Associate Professor, Dept. of Ecology, Evolution, and Behavior
Moos Chair in Limnology

Ph.D., University of Michigan, Ann Arbor, 1990

Contact Information

Phone: 612-625-1706
Fax: 612-624-6777
E-mail: cotne002@umn.edu


Graduate School Memberships

Ecology, Evolution, and Behavior; Quaternary Paleoecology; Water Resources Science.


Research Interests

Biological limnology and oceanography; Biogeochemistry; Microbial ecology.


Statement

I seek to understand the role of heterotrophic bacteria in regulating production versus decomposition in aquatic environments. Because most organic carbon burial occurs in aquatic ecosystems, they are critical to carbon dynamics on Earth. Furthermore, because heterotrophic bacteria are the most numerous organisms on the planet, they play a critical role in carbon fluxes in lakes and the ocean. Most carbon passes through "the microbial loop" on the way to its ultimate fate, either as storage in sediments or respiration as carbon dioxide. The availability of inorganic nutrients, especially phosphorus (P), plays an important role in the regulation of carbon fluxes in aquatic ecosystems through its impact on bacteria. In the coastal ocean and eutrophic lakes (high P availability), relatively low quantities of primary production funnels through bacteria and the microbial loop, increasing nutrient and carbon availability to the remainder of the food web. This contrasts with most of the ocean and many oligotrophic (low P availability) lakes where bacteria, because of their high affinity for P, are the main biomass component and the most metabolically active part of the microbial loop. Consequently, if you would like to catch fish, you probably would not want to spend most of your time in the oligotrophic gyres of the open ocean or the middle of Lake Superior. Because of their critical metabolic function in the biosphere, bacteria have significant impacts on the geochemistry of soils, lakes, rivers and oceans, including cycling and food web dynamics of contaminants, such as mercury and PCB's.

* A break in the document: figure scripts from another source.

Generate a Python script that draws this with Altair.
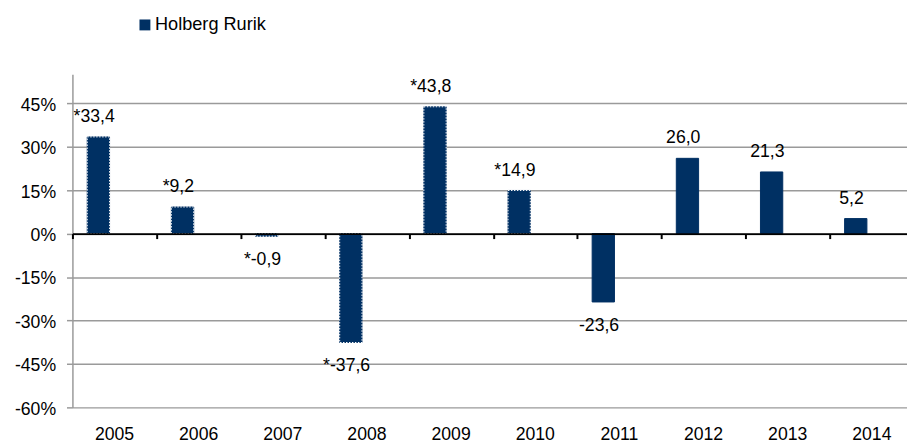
import altair as alt
import pandas as pd

years = ["2005", "2006", "2007", "2008", "2009", "2010", "2011", "2012", "2013", "2014"]
returns = [33.4, 9.2, -0.9, -37.6, 43.8, 14.9, -23.6, 26.0, 21.3, 5.2]
estimated = [True, True, True, True, True, True, False, False, False, False]
series_name = "Holberg Rurik"
y_ticks = [-60, -45, -30, -15, 0, 15, 30, 45]

labels = [("*" if e else "") + f"{v:.1f}".replace(".", ",") for v, e in zip(returns, estimated)]
df = pd.DataFrame({"year": years, "ret": returns, "label": labels,
                   "est": estimated, "series": [series_name] * len(years)})

NAVY = "#003063"
GRID = "#9a9a9a"
FONT = "Liberation Sans"
FS = 17.8
W, H = 842, 336
Y_MIN, Y_MAX = -60, 55
zero_px = H * Y_MAX / (Y_MAX - Y_MIN)
tick_axis_offset = -(H - zero_px)

x_scale = alt.Scale(domain=years, range=[0, 849], paddingInner=0, paddingOuter=0)
y_scale = alt.Scale(domain=[Y_MIN, Y_MAX], nice=False, zero=False)

base = alt.Chart(df)

bars = base.mark_bar(size=22.5, xOffset=-16.25, stroke=NAVY, strokeWidth=1).encode(
    x=alt.X("year:N", scale=x_scale,
            axis=alt.Axis(orient="bottom", offset=tick_axis_offset, domain=True,
                          domainColor="black", domainWidth=2, ticks=True,
                          tickColor="black", tickWidth=2, tickSize=5,
                          tickBand="extent", labels=False, grid=False,
                          title=None, zindex=1)),
    y=alt.Y("ret:Q", scale=y_scale,
            axis=alt.Axis(values=y_ticks, labelExpr="datum.value + '%'",
                          domain=True, domainColor=GRID, domainWidth=1.5,
                          ticks=True, tickColor=GRID, tickSize=6, tickWidth=1.5,
                          grid=True, gridColor=GRID, gridWidth=1.5,
                          labelFont=FONT, labelFontSize=FS, labelColor="black",
                          labelPadding=11, labelOffset=2, title=None)),
    color=alt.Color("series:N", scale=alt.Scale(range=[NAVY]),
                    legend=alt.Legend(orient="none", legendX=64, legendY=-59,
                                      title=None, symbolType="square",
                                      symbolSize=121, symbolStrokeWidth=0,
                                      labelFont=FONT, labelFontSize=18.3,
                                      labelColor="black", labelOffset=1,
                                      padding=0)),
)

dots = base.transform_filter("datum.est").mark_bar(
    size=22.5, xOffset=-16.25, fillOpacity=0, stroke="white",
    strokeDash=[1.5, 1.5], strokeWidth=1).encode(
    x=alt.X("year:N", scale=x_scale, axis=None),
    y=alt.Y("ret:Q", scale=y_scale, axis=None),
)

pos_text = base.transform_filter("datum.ret >= 0").mark_text(
    font=FONT, fontSize=FS, color="black", dx=-20.5, dy=-15,
    baseline="alphabetic", align="center").encode(
    x=alt.X("year:N", scale=x_scale,
            axis=alt.Axis(orient="bottom", offset=0, domain=False, ticks=False,
                          tickSize=0, labels=True, labelFont=FONT,
                          labelFontSize=FS, labelColor="black",
                          labelBaseline="alphabetic", labelPadding=32.7,
                          labelAngle=0, grid=False, title=None)),
    y=alt.Y("ret:Q", scale=y_scale, axis=None),
    text="label:N",
)

neg_text = base.transform_filter("datum.ret < 0").mark_text(
    font=FONT, fontSize=FS, color="black", dx=-20.5, dy=29,
    baseline="alphabetic", align="center").encode(
    x=alt.X("year:N", scale=x_scale, axis=None),
    y=alt.Y("ret:Q", scale=y_scale, axis=None),
    text="label:N",
)

chart = alt.layer(bars, dots, pos_text, neg_text).resolve_axis(
    x="independent", y="independent"
).properties(
    width=W, height=H, autosize="none",
    padding={"left": 65, "top": 65, "right": 0, "bottom": 34},
    background="white",
).configure_view(stroke=None)

chart.save("out.html", embed_options={"renderer": "svg", "actions": False})
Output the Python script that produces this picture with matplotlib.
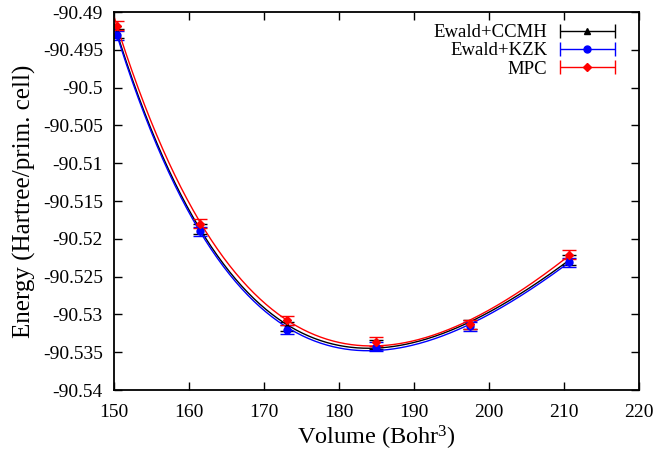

I have examined microbial processes in a wide variety of habitats; pelagic and benthic, freshwater and marine, lotic and lentic, and natural and human-impacted systems. I am particularly interested in the impacts of humans on microbial functions in ecosystems and global biogeochemical processes.


Selected Publications

Biddanda, B., M. Ogdahl, and J.B. Cotner. 2000. Contribution of heterotrophic bacteria to planktonic biomass and respiration in lakes and the ocean. Submitted to Limnology and Oceanography.

Cotner, J.B. 1999. Heterotrophic bacterial growth and nutrient limitation in large, oligotrophic lakes and oceans. Verh. Internat. Verein. Limnol. (In press)

Cotner, J.B., J.W. Ammerman, E.R. Peele, and E. Bentzen. 1997. Nutrient-limited bacterioplankton growth in the Sargasso Sea. Aquatic Microbial Ecology 13:141-149.

Cotner, J.B.,  W.S. Gardner, J.R. Johnson, R.H. Sada, J.F. Cavaletto, and R.T. Heath. 1995. Effects of zebra mussels (Dreissena polymorpha) on bacterioplankton: Evidence for both size-selective consumption and growth stimulation. Journal of Great Lakes Research 21:514-528.

Cotner, J.B., Jr. and W.S. Gardner. 1993. Heterotrophic bacterial mediation of ammonium and dissolved free amino acid fluxes in the Mississippi River plume. Marine Ecology Progress Series 93:75-87.

Cotner, J.B., Jr. and R.G. Wetzel. 1992.  Uptake of dissolved inorganic and organic phosphorus compounds by phytoplankton and bacterioplankton. Limnology and Oceanography 37:232-243.